The news last week that U.S. Marine Staff Sgt. Tyrone Hadnott had allegedly raped a 14-year-old schoolgirl in Okinawa sparked various degrees of condemnation from local citizens, politicians, the government and bloggers [ja], reigniting anger at the continued presence of American military bases in Japan's southernmost prefecture. While different in many ways from the current case, a famous gang rape by U.S. military personnel in 1995 remains fresh in the minds of many Okinawans, adding to feelings of frustration.
In describing cases of rape in Japan such as this one, media tend to avoid the word “rape” (強姦) in favor of the less direct expression “violence” (暴行). Freelance journalist and blogger Uesugi Takashi comments on this use of language, and on differences between local and national media in their coverage of the case:
I sense the difference between the “Okinawa Times”, which put out an extra edition, and the relatively quiet mainland reporting on this.
[Mainland reporting] refers to it as something like an “violence against a young woman” (少女暴行), but speaking frankly, this is “rape of a minor” (未成年者への強姦).

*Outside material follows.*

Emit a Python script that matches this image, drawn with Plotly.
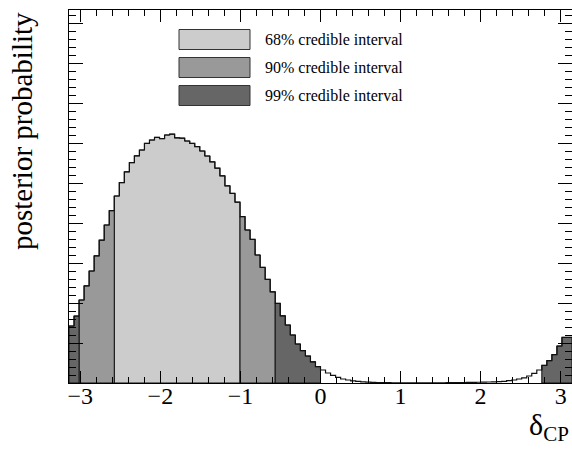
import numpy as np
import plotly.graph_objects as go

# ---------------- data ----------------
n_bins = 100
x_lo, x_hi = -np.pi, np.pi

posterior = [
    1.425, 1.675, 2.075, 2.43, 2.80, 3.18, 3.57, 3.95, 4.31, 4.675,
    5.01, 5.28, 5.51, 5.68, 5.825, 5.99, 6.075, 6.14, 6.11, 6.20,
    6.22, 6.13, 6.12, 6.05, 5.99, 5.91, 5.80, 5.675, 5.53, 5.37,
    5.18, 4.93, 4.74, 4.52, 4.16, 3.825, 3.59, 3.20, 2.89, 2.59,
    2.28, 1.99, 1.68, 1.45, 1.20, 0.975, 0.81, 0.675, 0.53, 0.41,
    0.325, 0.25, 0.19, 0.14, 0.10, 0.075, 0.055, 0.04, 0.03, 0.022,
    0.016, 0.012, 0.009, 0.007, 0.005, 0.004, 0.003, 0.003, 0.003, 0.003,
    0.003, 0.004, 0.004, 0.005, 0.006, 0.007, 0.008, 0.010, 0.012, 0.014,
    0.016, 0.019, 0.022, 0.025, 0.03, 0.035, 0.042, 0.058, 0.075, 0.10,
    0.13, 0.175, 0.24, 0.325, 0.44, 0.56, 0.71, 0.925, 1.14, 1.14,
]

interval_names = ["68% credible interval", "90% credible interval", "99% credible interval"]
interval_colors = ["#cccccc", "#999999", "#666666"]
# bin index ranges [start, stop) belonging to each interval band
interval_68_bins = [(9, 34)]
interval_90_bins = [(2, 9), (34, 41)]
interval_99_bins = [(0, 2), (41, 50), (94, 100)]
interval_bins = [interval_68_bins, interval_90_bins, interval_99_bins]

x_tick_vals = [-3, -2, -1, 0, 1, 2, 3]

# ---------------- figure ----------------
SERIF = "Liberation Serif, Times New Roman, Times, serif"
edges = np.linspace(x_lo, x_hi, n_bins + 1)
vals = np.array(posterior[:n_bins])

fig = go.Figure()

def band_path(a, b):
    xs = [edges[a]]
    ys = [0.0]
    for k in range(a, b):
        xs += [edges[k], edges[k + 1]]
        ys += [vals[k], vals[k]]
    xs += [edges[b], edges[a]]
    ys += [0.0, 0.0]
    return xs, ys

for ranges, color in zip(interval_bins, interval_colors):
    for a, b in ranges:
        xs, ys = band_path(a, b)
        fig.add_trace(go.Scatter(
            x=xs, y=ys, mode="lines", fill="toself", fillcolor=color,
            line=dict(color="#111111", width=1), showlegend=False,
            hoverinfo="skip"))

# total outline
fig.add_trace(go.Scatter(
    x=edges, y=np.append(vals, vals[-1]), mode="lines", line_shape="hv",
    line=dict(color="#111111", width=1.2), showlegend=False, hoverinfo="skip"))

W, H = 572, 452
ml, mr, mt, mb = 69, 0, 10, 69
pw, ph = W - ml - mr, H - mt - mb

def px_x(p):
    return (p - ml) / pw

def px_y(p):
    return (H - mb - p) / ph

# legend (manual, ROOT-style)
box_x0, box_x1 = 179, 250
box_tops = [29.5, 57.5, 85.5]
box_h = 20
shapes = []
annotations = []
for name, color, top in zip(interval_names, interval_colors, box_tops):
    shapes.append(dict(type="rect", xref="paper", yref="paper",
                       x0=px_x(box_x0), x1=px_x(box_x1),
                       y0=px_y(top + box_h), y1=px_y(top),
                       fillcolor=color, line=dict(color="#333333", width=1)))
    annotations.append(dict(xref="paper", yref="paper", x=px_x(263),
                            y=px_y(top + box_h / 2), xanchor="left",
                            yanchor="middle", showarrow=False, text=name,
                            font=dict(family=SERIF, size=16, color="black")))

annotations.append(dict(xref="paper", yref="paper", x=px_x(22), y=1.0,
                        xanchor="center", yanchor="top", textangle=-90,
                        showarrow=False, text="posterior probability",
                        font=dict(family=SERIF, size=29, color="black")))
annotations.append(dict(xref="paper", yref="paper", x=px_x(571),
                        y=px_y(448), xanchor="right", yanchor="bottom",
                        showarrow=False, text="δ<sub>CP</sub>",
                        font=dict(family=SERIF, size=30, color="black")))

fig.update_layout(
    width=W, height=H,
    margin=dict(l=ml, r=mr, t=mt, b=mb, pad=0),
    paper_bgcolor="white", plot_bgcolor="white",
    shapes=shapes, annotations=annotations,
    showlegend=False,
    xaxis=dict(range=[x_lo, x_hi], tickvals=x_tick_vals,
               ticks="inside", ticklen=12, tickwidth=1, tickcolor="black",
               showline=True, linecolor="black", linewidth=1,
               mirror="allticks", showgrid=False, zeroline=False,
               ticklabelstandoff=-9,
               tickfont=dict(family=SERIF, size=24, color="black"),
               minor=dict(dtick=0.2, tick0=0, ticks="inside", ticklen=6,
                          tickwidth=1, tickcolor="black", showgrid=False)),
    yaxis=dict(range=[0, 9.325], dtick=1, tick0=0,
               ticks="inside", ticklen=14, tickwidth=1, tickcolor="black",
               showline=True, linecolor="black", linewidth=1,
               mirror="allticks", showgrid=False, zeroline=False,
               showticklabels=False,
               minor=dict(dtick=0.2, tick0=0, ticks="inside", ticklen=7,
                          tickwidth=1, tickcolor="black", showgrid=False)),
)

fig.write_html("out.html")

Is there even any point in softening these words and referring to it as “violence” (暴行)?
In using terminology like “compensated dating” and “violence against young women” for sex crimes, Japanese reporting, more than considering the victim, tends to reduce the sense of atonement of the assailant.
There should be a change in attitude to one that absolutely does not put up with this kind of sex crime.
While there was considerable hostility voiced at the U.S. military presence, on Internet bulletin boards the incident also attracted heavy criticism targeted at the high-school girl herself [ja] for (allegedly) not being careful enough and allowing this incident to happen. One blogger, for example, wrote of the girl's “frivolousness”:
If you listen carefully:
She was asked if she would like a lift home by motorbike,
And she actually got on the bike, that was the cause.
That kind of thing, it's just like asking: assault me please.
No way to describe this but as frivolous actions just asking for something to happen.
This girl's frivolousness really makes me angry.
Blogger VcCS expressed a similar sentiment:
A girl in junior high school got into a car, and was assaulted inside. The American military should ultimately be held responsible for this crime, but I also wonder about the process that led up to it.
I absolutely do not want to defend the American soldier who called her [into the car].
But the high school girl who was victimized, the American soldier called out to her, and she accepted this invitation, so she asked for this incident [to happen]. It would be different if this was an acquaintance of hers, but I cannot help feeling that there is a problem with a person who accepts an invitation from someone they don't even know.
In the local character of Okinawa [*], these cases of rape by American military personnel are never-ending.
And that's exactly why girls in those places should be more careful! Even more than that, shouldn't parents take more responsibility for their children?
I want them to learn from past incidents and act a little more responsibility.
Because however the assailant ends up being charged, there is no way to erase the victims scars!
[*] Referring to the fact that Okinawa has many U.S. army bases.